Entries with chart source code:

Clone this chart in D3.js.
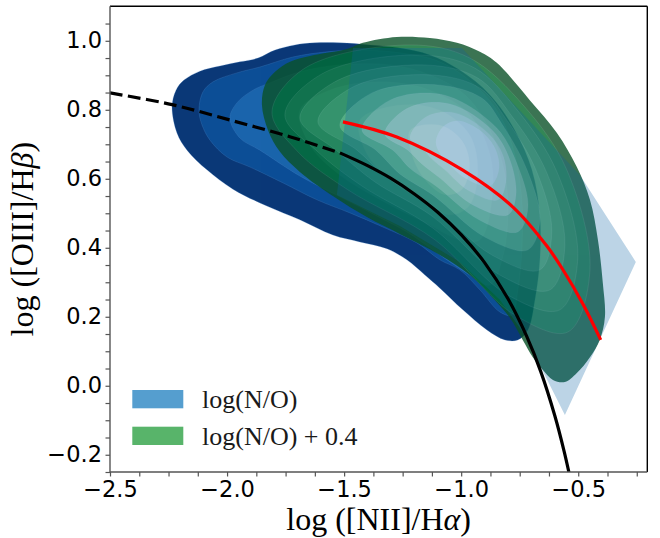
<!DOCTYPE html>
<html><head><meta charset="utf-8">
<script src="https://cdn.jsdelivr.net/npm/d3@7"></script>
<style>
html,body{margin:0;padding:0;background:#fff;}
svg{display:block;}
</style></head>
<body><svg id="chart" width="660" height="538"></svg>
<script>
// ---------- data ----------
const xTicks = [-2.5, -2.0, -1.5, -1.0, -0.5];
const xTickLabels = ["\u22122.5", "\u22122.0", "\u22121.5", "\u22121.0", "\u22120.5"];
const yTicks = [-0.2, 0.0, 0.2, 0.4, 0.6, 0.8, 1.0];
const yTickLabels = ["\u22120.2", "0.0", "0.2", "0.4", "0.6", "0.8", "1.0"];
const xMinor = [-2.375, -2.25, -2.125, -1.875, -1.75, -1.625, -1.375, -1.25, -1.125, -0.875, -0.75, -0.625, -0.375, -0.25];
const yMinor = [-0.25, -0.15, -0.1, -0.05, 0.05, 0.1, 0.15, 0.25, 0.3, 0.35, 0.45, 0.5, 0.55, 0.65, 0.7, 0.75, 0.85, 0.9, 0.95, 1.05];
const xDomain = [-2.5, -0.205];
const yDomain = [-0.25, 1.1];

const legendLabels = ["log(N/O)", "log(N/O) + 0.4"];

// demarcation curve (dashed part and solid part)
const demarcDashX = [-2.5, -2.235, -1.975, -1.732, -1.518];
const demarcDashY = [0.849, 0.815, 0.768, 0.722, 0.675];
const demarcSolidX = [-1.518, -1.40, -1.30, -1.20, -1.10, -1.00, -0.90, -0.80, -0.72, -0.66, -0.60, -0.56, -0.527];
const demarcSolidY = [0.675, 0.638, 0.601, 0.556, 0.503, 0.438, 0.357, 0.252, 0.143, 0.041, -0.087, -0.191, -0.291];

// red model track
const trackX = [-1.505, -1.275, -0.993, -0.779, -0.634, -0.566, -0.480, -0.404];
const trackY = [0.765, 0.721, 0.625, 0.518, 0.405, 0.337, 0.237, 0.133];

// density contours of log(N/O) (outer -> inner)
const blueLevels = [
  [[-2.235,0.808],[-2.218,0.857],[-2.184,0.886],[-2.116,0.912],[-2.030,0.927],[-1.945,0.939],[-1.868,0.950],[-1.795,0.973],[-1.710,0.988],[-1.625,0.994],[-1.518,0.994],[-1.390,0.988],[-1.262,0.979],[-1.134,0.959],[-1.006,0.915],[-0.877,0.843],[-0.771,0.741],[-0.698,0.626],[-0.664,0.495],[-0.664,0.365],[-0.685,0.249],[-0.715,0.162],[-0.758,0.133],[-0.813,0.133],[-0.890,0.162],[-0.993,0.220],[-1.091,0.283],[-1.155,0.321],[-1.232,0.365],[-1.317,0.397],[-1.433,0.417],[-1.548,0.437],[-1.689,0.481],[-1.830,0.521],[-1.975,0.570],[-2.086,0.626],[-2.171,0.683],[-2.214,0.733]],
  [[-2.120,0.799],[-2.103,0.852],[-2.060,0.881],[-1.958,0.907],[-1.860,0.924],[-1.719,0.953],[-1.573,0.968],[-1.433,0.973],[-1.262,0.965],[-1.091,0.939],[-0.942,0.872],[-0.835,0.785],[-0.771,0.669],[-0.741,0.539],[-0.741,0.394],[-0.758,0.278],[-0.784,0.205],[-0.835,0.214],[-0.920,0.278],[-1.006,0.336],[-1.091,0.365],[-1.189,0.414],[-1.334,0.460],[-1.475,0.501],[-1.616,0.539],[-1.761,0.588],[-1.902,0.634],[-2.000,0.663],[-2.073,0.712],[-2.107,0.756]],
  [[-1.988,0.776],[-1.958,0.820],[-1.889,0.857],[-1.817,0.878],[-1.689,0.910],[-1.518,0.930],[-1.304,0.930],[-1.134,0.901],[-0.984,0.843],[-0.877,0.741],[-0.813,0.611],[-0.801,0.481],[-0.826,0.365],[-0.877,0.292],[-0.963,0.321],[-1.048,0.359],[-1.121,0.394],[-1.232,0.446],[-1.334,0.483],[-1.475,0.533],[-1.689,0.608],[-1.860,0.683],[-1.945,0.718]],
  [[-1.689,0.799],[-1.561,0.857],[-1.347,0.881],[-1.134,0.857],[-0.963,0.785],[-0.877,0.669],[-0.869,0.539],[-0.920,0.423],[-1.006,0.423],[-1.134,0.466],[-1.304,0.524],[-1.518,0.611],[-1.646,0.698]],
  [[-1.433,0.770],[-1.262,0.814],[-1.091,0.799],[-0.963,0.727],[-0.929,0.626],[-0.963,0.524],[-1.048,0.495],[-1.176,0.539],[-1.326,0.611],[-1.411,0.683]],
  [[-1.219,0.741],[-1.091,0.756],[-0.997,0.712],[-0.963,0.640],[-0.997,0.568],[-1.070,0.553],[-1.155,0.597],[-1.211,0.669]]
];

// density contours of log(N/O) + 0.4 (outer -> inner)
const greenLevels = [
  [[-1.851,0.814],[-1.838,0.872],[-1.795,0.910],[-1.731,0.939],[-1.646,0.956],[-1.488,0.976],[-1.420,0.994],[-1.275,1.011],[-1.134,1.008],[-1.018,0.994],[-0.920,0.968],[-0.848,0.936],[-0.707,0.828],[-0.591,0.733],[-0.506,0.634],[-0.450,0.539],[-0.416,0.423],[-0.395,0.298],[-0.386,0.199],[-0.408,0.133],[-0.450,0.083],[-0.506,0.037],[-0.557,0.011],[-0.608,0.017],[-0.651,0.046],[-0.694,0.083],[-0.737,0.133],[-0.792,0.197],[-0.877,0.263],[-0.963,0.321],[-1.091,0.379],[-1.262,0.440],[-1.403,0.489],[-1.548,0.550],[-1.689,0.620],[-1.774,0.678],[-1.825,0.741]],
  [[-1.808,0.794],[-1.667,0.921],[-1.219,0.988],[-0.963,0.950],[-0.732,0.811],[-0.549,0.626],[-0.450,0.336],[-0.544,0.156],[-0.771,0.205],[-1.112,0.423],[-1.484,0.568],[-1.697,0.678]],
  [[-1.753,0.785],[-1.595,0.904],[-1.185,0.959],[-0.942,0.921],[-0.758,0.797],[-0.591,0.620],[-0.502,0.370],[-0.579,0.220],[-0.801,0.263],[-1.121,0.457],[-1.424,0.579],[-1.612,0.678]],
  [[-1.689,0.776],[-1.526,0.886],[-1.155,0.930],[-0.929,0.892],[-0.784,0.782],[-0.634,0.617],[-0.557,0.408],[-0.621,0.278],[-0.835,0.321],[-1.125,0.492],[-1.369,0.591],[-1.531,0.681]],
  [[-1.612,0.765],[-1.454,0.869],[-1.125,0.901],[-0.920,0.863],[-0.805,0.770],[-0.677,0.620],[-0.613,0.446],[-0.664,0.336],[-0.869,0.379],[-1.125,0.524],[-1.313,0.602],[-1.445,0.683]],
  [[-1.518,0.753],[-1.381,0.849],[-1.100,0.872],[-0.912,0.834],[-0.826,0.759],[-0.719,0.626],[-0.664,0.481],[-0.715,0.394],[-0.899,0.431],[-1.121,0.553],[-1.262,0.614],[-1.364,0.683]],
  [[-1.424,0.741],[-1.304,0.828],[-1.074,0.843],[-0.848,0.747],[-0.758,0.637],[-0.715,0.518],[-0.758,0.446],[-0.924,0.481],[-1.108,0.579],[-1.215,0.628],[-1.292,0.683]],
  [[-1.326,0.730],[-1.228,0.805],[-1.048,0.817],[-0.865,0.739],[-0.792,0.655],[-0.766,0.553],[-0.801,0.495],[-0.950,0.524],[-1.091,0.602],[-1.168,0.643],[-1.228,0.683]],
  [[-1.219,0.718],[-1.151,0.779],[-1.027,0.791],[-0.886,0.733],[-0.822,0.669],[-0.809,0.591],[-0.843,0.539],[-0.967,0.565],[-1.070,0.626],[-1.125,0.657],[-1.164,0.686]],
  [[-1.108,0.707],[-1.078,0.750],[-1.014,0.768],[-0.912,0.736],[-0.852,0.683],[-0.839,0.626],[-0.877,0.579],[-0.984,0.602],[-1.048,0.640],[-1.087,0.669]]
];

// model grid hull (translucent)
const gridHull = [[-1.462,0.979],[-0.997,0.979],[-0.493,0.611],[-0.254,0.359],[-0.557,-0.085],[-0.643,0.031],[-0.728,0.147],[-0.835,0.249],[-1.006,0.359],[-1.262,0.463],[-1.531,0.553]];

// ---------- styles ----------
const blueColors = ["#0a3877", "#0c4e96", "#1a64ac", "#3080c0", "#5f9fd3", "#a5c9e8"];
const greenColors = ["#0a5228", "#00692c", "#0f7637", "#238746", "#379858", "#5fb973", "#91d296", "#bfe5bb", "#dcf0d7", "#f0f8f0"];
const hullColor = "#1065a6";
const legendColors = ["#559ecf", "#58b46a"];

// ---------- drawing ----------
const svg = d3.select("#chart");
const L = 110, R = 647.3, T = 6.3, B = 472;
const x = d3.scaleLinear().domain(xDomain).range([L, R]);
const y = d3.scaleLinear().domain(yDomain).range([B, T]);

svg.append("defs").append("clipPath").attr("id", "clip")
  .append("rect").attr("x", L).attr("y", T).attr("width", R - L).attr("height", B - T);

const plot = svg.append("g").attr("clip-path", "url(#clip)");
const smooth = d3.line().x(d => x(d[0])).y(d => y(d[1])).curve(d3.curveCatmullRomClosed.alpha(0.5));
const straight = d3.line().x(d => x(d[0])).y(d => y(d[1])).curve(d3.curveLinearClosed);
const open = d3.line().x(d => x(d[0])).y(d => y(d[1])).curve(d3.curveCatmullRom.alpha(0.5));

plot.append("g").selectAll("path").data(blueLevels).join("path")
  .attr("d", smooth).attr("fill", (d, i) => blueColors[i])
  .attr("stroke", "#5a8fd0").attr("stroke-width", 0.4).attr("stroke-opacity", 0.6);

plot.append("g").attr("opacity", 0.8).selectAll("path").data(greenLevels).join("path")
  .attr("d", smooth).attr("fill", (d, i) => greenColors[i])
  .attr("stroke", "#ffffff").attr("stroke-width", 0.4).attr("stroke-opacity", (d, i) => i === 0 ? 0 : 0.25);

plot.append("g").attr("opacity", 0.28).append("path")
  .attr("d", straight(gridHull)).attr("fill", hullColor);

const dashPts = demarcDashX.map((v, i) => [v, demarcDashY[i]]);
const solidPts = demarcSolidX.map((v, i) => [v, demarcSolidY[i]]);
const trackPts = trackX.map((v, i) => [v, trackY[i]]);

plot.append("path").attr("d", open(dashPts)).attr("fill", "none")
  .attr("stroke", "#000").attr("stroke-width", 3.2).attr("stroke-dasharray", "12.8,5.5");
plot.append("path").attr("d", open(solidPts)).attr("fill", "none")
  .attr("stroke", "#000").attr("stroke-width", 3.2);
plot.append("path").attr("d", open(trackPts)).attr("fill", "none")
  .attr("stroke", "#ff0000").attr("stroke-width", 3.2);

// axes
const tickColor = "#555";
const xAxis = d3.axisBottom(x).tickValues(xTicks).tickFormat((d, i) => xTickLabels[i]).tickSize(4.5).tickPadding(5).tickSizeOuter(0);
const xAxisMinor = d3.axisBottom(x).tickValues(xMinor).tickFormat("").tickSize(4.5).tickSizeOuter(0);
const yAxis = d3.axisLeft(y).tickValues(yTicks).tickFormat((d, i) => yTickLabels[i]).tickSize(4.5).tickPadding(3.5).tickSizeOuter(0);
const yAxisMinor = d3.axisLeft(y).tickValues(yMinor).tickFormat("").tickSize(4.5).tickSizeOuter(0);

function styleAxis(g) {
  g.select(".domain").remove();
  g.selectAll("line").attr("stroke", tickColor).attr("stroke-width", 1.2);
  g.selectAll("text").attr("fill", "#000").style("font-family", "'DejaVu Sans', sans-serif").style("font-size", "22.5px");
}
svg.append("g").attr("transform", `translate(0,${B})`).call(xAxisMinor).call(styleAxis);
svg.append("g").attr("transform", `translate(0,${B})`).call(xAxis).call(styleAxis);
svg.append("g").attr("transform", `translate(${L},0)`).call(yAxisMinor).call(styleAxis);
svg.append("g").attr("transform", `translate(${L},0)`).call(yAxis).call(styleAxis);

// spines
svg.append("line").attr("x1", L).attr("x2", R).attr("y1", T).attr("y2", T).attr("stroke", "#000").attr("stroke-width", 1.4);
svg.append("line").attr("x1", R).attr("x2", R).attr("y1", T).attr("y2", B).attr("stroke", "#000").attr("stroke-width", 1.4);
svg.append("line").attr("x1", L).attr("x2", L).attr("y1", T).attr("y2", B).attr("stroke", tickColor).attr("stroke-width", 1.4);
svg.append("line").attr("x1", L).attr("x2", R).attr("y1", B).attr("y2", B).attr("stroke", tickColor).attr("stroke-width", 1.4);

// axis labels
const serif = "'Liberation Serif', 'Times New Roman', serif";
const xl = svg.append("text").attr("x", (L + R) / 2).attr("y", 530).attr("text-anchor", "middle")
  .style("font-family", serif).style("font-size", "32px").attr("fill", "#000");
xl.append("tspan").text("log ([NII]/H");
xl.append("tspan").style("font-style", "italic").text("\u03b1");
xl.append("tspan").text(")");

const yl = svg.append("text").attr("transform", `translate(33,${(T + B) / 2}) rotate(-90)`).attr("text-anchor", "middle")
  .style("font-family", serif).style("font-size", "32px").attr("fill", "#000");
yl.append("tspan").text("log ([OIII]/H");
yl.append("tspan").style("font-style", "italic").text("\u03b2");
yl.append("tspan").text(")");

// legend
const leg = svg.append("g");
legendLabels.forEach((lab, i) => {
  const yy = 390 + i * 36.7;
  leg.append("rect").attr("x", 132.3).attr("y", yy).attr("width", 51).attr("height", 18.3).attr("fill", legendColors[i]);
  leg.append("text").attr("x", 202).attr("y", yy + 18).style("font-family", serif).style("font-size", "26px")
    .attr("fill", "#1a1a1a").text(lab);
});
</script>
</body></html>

* * *

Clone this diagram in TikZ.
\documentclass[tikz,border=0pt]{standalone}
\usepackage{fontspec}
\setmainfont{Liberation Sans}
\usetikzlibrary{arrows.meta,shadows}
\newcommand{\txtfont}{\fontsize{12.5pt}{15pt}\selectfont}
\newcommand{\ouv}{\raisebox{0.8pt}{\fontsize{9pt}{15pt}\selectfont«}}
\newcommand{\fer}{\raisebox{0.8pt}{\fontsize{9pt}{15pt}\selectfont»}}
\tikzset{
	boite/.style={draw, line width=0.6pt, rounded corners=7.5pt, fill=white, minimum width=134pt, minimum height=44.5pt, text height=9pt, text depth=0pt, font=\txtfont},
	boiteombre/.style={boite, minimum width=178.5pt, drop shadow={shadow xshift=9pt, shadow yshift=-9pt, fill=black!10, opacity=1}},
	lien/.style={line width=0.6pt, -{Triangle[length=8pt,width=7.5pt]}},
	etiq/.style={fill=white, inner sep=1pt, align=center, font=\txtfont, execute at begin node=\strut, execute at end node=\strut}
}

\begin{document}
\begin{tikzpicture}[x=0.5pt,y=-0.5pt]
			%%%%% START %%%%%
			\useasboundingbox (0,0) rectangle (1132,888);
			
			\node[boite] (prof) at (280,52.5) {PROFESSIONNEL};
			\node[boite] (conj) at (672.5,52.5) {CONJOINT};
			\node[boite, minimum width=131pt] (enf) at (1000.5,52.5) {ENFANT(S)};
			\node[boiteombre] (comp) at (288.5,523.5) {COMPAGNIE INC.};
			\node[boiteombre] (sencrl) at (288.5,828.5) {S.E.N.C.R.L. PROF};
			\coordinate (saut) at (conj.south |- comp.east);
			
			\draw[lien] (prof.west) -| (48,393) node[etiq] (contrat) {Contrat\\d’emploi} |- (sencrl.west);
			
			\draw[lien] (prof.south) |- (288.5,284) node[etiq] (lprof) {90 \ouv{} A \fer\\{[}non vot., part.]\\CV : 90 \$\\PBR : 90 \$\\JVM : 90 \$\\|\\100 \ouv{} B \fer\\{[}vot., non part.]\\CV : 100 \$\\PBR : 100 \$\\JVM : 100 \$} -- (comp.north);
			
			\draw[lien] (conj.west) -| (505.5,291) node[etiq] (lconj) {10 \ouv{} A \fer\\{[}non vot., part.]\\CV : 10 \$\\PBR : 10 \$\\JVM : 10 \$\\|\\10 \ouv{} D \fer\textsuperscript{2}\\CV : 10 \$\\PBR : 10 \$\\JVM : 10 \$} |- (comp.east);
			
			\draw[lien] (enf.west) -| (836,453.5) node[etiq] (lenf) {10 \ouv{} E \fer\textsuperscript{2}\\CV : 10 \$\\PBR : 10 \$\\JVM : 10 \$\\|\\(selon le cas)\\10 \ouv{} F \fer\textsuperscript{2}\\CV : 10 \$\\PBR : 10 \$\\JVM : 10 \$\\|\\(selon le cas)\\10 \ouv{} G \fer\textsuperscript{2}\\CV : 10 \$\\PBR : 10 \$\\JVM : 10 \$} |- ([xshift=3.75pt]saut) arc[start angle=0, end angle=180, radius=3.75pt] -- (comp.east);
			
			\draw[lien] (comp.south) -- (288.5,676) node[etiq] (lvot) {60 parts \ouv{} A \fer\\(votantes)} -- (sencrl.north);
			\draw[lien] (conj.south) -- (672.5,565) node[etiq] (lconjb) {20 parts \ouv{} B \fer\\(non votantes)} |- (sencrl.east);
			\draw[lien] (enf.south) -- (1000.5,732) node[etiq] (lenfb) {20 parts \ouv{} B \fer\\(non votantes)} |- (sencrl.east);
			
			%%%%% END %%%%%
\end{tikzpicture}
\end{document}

• Task details: Copy the listing above exactly, but only from the line with "Clone this chart in D3.js." through the line with "0.337, 0.237, 0.133];", including those two lines and excluding any picture.

• Task result:
Clone this chart in D3.js.
<!DOCTYPE html>
<html><head><meta charset="utf-8">
<script src="https://cdn.jsdelivr.net/npm/d3@7"></script>
<style>
html,body{margin:0;padding:0;background:#fff;}
svg{display:block;}
</style></head>
<body><svg id="chart" width="660" height="538"></svg>
<script>
// ---------- data ----------
const xTicks = [-2.5, -2.0, -1.5, -1.0, -0.5];
const xTickLabels = ["\u22122.5", "\u22122.0", "\u22121.5", "\u22121.0", "\u22120.5"];
const yTicks = [-0.2, 0.0, 0.2, 0.4, 0.6, 0.8, 1.0];
const yTickLabels = ["\u22120.2", "0.0", "0.2", "0.4", "0.6", "0.8", "1.0"];
const xMinor = [-2.375, -2.25, -2.125, -1.875, -1.75, -1.625, -1.375, -1.25, -1.125, -0.875, -0.75, -0.625, -0.375, -0.25];
const yMinor = [-0.25, -0.15, -0.1, -0.05, 0.05, 0.1, 0.15, 0.25, 0.3, 0.35, 0.45, 0.5, 0.55, 0.65, 0.7, 0.75, 0.85, 0.9, 0.95, 1.05];
const xDomain = [-2.5, -0.205];
const yDomain = [-0.25, 1.1];

const legendLabels = ["log(N/O)", "log(N/O) + 0.4"];

// demarcation curve (dashed part and solid part)
const demarcDashX = [-2.5, -2.235, -1.975, -1.732, -1.518];
const demarcDashY = [0.849, 0.815, 0.768, 0.722, 0.675];
const demarcSolidX = [-1.518, -1.40, -1.30, -1.20, -1.10, -1.00, -0.90, -0.80, -0.72, -0.66, -0.60, -0.56, -0.527];
const demarcSolidY = [0.675, 0.638, 0.601, 0.556, 0.503, 0.438, 0.357, 0.252, 0.143, 0.041, -0.087, -0.191, -0.291];

// red model track
const trackX = [-1.505, -1.275, -0.993, -0.779, -0.634, -0.566, -0.480, -0.404];
const trackY = [0.765, 0.721, 0.625, 0.518, 0.405, 0.337, 0.237, 0.133];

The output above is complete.